Ströbele: Herr Staatssekretär, wollen Sie damit allen Ernstes die Behauptung aufstellen, dass ich mich als Abgeordneter des Deutschen Bundestages und sich auch die anderen Kolleginnen und Kollegen, also der ganze Bundestag als Institution, so lange nicht mit einem Sachverhalt beschäftigen können und dürfen, solange er bei einem Gerichtsorgan, bei der Bundesanwaltschaft oder der Staatsanwaltschaft anhängig ist? Ich kann Ihnen sagen: Dann hätten wir uns mehrere Untersuchungsausschüsse sparen können, die sich sehr intensiv mit Sachverhalten beschäftigt haben, die gleichzeitig von der Justiz bearbeitet worden sind. Wieso weichen Sie gerade in diesem Fall der Frage aus mit der Begründung, dass sich die Bundesregierung aufgrund eines einzigen Dokumentes, das Sie wahrscheinlich in einer halben Stunde durchlesen können, keine eigene Meinung bildet? Sie könnten doch sagen: "Das steht da drin" oder "Das steht nicht da drin"? Hat ein solches Gespräch stattgefunden, in dem ein deutscher Oberst einem amerikanischen Piloten gesagt hat: "Wirf Bomben zwischen die Tanklastwagen", wo sich eine ganze Reihe von Menschen aufgehalten hat? Ja oder Nein?

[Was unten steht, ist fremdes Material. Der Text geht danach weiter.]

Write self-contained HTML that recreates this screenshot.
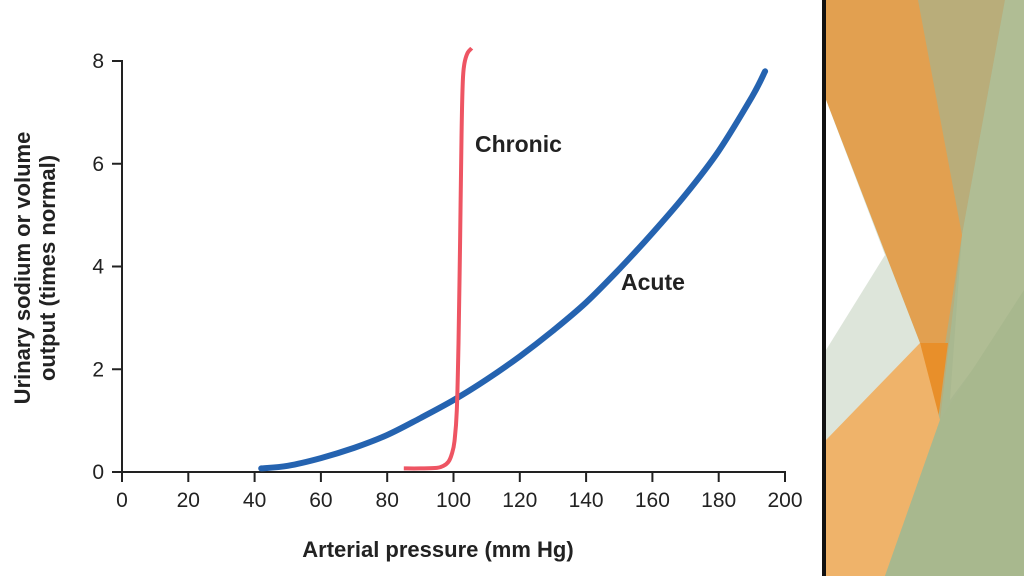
<!DOCTYPE html>
<html><head><meta charset="utf-8"><style>
body{margin:0;width:1024px;height:576px;overflow:hidden;background:#fff;font-family:"Liberation Sans",sans-serif}
</style></head><body>
<svg width="1024" height="576">
<g>
<rect x="826" y="0" width="198" height="576" fill="#a9b890"/>
<polygon points="915,0 1005,0 962,235 940,420" fill="#b9ad7a"/>
<polygon points="1005,0 1024,0 1024,300 950,400 962,235" fill="#b0bd94"/>
<polygon points="826,0 918,0 962,235 938,390 920,343 826,100" fill="#e2a050"/>
<polygon points="826,100 920,343 938,425 826,440" fill="#dde5da"/>
<polygon points="826,100 885,255 826,350" fill="#ffffff"/>
<polygon points="920,343 948,343 938,420" fill="#e88f2a"/>
<polygon points="826,440 920,343 940,420 885,576 826,576" fill="#efb36a"/>
<polygon points="885,576 940,420 1024,290 1024,576" fill="#a8b88e"/>
<rect x="822" y="0" width="4" height="576" fill="#111"/>
</g>
<g id="axes"></g>
<g id="plot"></g>
<text x="438" y="557" text-anchor="middle" font-size="22" font-weight="bold" fill="#222">Arterial pressure (mm Hg)</text>
<text transform="translate(30,268) rotate(-90)" text-anchor="middle" font-size="22" font-weight="bold" fill="#222"><tspan x="0" dy="0">Urinary sodium or volume</tspan><tspan x="0" dy="25">output (times normal)</tspan></text>
<text x="475" y="152" font-size="23" font-weight="bold" fill="#222">Chronic</text>
<text x="621" y="290" font-size="23" font-weight="bold" fill="#222">Acute</text>
</svg>
<script>
const xTicks=[0,20,40,60,80,100,120,140,160,180,200];
const yTicks=[0,2,4,6,8];
const acuteX=[42,50,60,70,80,90,100,110,120,130,140,150,160,170,180,190,194];
const acuteY=[0.07,0.12,0.27,0.47,0.72,1.05,1.4,1.8,2.25,2.75,3.3,3.95,4.65,5.4,6.25,7.3,7.8];
const chronicX=[85,90,95,97,98.5,99.5,100.3,101,101.5,102,102.4,102.8,103.3,104.2,105.5];
const chronicY=[0.07,0.07,0.08,0.12,0.2,0.35,0.6,1.2,2.5,4.5,6.5,7.6,7.95,8.15,8.25];
const X=v=>122+v*(785-122)/200, Y=v=>472-v*(472-61)/8;
const ns="http://www.w3.org/2000/svg";
const ax=document.getElementById('axes'), pl=document.getElementById('plot');
function mk(t,a,p){const e=document.createElementNS(ns,t);for(const k in a)e.setAttribute(k,a[k]);p.appendChild(e);return e;}
const xa=mk('line',{x1:122,y1:472,x2:786,y2:472,stroke:'#222','stroke-width':2},ax);


const ya=mk('line',{x1:122,y1:472,x2:122,y2:60,stroke:'#222','stroke-width':2},ax);


xTicks.forEach(v=>{mk('line',{x1:X(v),y1:472,x2:X(v),y2:482,stroke:'#222','stroke-width':2},ax);
const t=mk('text',{x:X(v),y:507,'text-anchor':'middle','font-size':21,fill:'#222'},ax);t.textContent=v;

});
yTicks.forEach(v=>{mk('line',{x1:112,y1:Y(v),x2:122,y2:Y(v),stroke:'#222','stroke-width':2},ax);
const t=mk('text',{x:104,y:Y(v)+7,'text-anchor':'end','font-size':21,fill:'#222'},ax);t.textContent=v;

});
function path(xs,ys){
  const p=xs.map((x,i)=>[X(x),Y(ys[i])]);
  let d='M'+p[0][0].toFixed(1)+','+p[0][1].toFixed(1);
  for(let i=0;i<p.length-1;i++){
    const p0=p[Math.max(0,i-1)],p1=p[i],p2=p[i+1],p3=p[Math.min(p.length-1,i+2)];
    const c1=[p1[0]+(p2[0]-p0[0])/6,p1[1]+(p2[1]-p0[1])/6];
    const c2=[p2[0]-(p3[0]-p1[0])/6,p2[1]-(p3[1]-p1[1])/6];
    d+='C'+c1.map(n=>n.toFixed(1)).join(',')+' '+c2.map(n=>n.toFixed(1)).join(',')+' '+p2.map(n=>n.toFixed(1)).join(',');
  }
  return d;
}
const a=mk('path',{d:path(acuteX,acuteY),fill:'none',stroke:'#2563b0','stroke-width':6,'stroke-linecap':'round','stroke-linejoin':'round'},pl);


const c=mk('path',{d:path(chronicX,chronicY),fill:'none',stroke:'#ee5563','stroke-width':4,'stroke-linejoin':'round'},pl);


</script>
</body></html>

Schmidt: Mit dem nochmaligen Versuch der Präzision weise ich in aller Deutlichkeit zurück, Kollege Ströbele, dass ich dem Bundestag oder Ihnen eine Bewertung nicht zugestehe. Aber Sie müssen bitte auch mir zugestehen, dass ich mich gerade im Hinblick darauf, dass dieser Vorgang nicht nur für den von Ihnen angesprochenen Befehlsgeber rechtliche Konsequenzen haben kann, dem Prinzip der Zurückhaltung, nur das zu sagen, was ich weiß, verpflichtet fühle. Dass es diesen Bericht gibt, weiß ich. Ich will noch einmal sehr deutlich sagen: Dieser Bericht liegt vor. Die Qualität des Berichts wird gegenwärtig von der Bundesanwaltschaft bewertet. Wenn die Bewertung vorliegt, werden wir hören, wie das rechtlich zu verstehen ist.